From: futuramedium [...] yandex.ru
Show quoted text
> Do you know of any software or site that provides minimal, > ASCII-charset sample PDFs that are suitable for testing individual > parts of the PDF specification?
No, sorry, haven't seen such a collection. The reason why I opened "sample-xrefstm.pdf" at all, was that I was looking for a minimal available PDF 1.5 file to report another issue. I'll describe it next here instead of creating new ticket. It's, strictly speaking, Adobe issue, not PDF::API2's. But, unfortunately, in the bubble that I exist in, files which Acrobat rejects are automatically considered invalid. Whether it should concern PDF::API2, you decide :). The (fixed) "sample-xrefstm.pdf" is not suited well to investigate, because it is rejected by Acrobat "as is", from the beginning (which, like I said, is probably Adobe's issue as well). But consider any other 1.5 file with xref stream. Opening it with PDF::API2, making changes, and saving to file leads to incrementally updated PDF, with original xref table stream intact, and PDF::API2's appended xref table section being "classical". Nowhere in specification this is prohibited. Any other viewers are happy to open such files. But Acrobat either rejects them or tries to "fix", breaking them completely. I think it should be mentioned in "known issues", at least. Working around this issue could be to have "saving as" to totally rebuild PDF instead of appending i.e. not to incrementally update. I mean, as CAM::PDF::cleanoutput vs CAM::PDF::output. Then there'll be single "classical" xref table. Yet further, incremental update could append either "classical" or streamed xref section. I understand such changes can be difficult to implement.

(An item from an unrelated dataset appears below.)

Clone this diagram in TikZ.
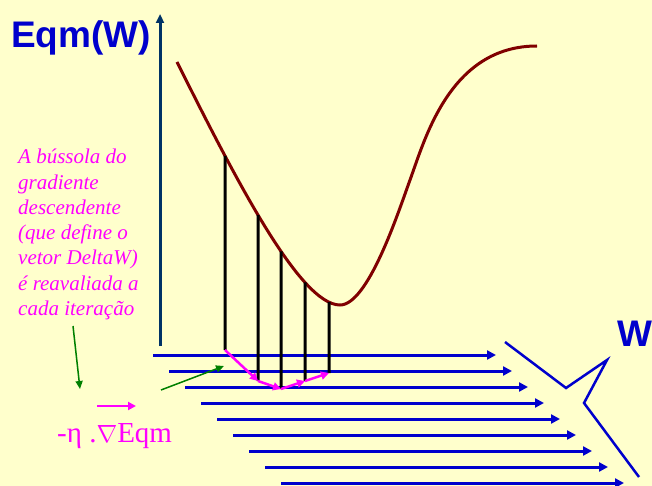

From: futuramedium [...] yandex.ru
Sorry, as I see it's a known issue, already discussed (117184).
From: futuramedium [...] yandex.ru
Here's a method to add to API2.pm to re-build PDF::API2 instance and save it to file with a single "classical" xref table. sub not_very_clean_output { my ( $self, $fn ) = @_; delete $self-> { reopened }; delete $self-> { pdf }{ ' update' }; delete $self-> { pdf }{ ' loc' }; my %done; $done{ $self-> { pdf }{ ' objects' }{ $_-> uid }[ 0 ]} ++ for @{ $self-> { pdf }{' outlist'}}; my %h; # obj_num => gen_num my $tdict = $self-> { pdf }; while ( defined $tdict ) { my $sect = $tdict-> { ' xref' }; for ( keys %$sect ) { next unless /./; next if $done{ $_ }; my $ary = $sect-> { $_ }; next if $#$ary == 2 and $ary-> [ 2 ] eq 'f'; $h{ $_ } = $#$ary == 2 ? $ary-> [ 1 ] : 0 } $tdict = $tdict->{ ' prev' } } for my $objnum ( sort { $a <=> $b } keys %h ) { my $obj = $self-> { pdf }-> read_objnum( $objnum, $h{ $objnum }); $obj-> realise; $self-> { pdf }-> out_obj( $obj ) unless $obj-> { Type } and $obj-> { Type }-> val =~ /^(Xref|ObjStm)$/ # skip } $self-> saveas( $fn ); } "Not very clean" because it does bare minimum. Objects are not re-numbered (i.e. range consolidated, holes eliminated), un-used objects are not discarded. It seems to work, but not tested extensively, may serve as a base or for anyone in desperate need. Also, instance stability after calling this is not tested, maybe it should be destroyed or file re-opened. "next unless /./;" is for line 815 of PDF::API2::Basic::PDF::File.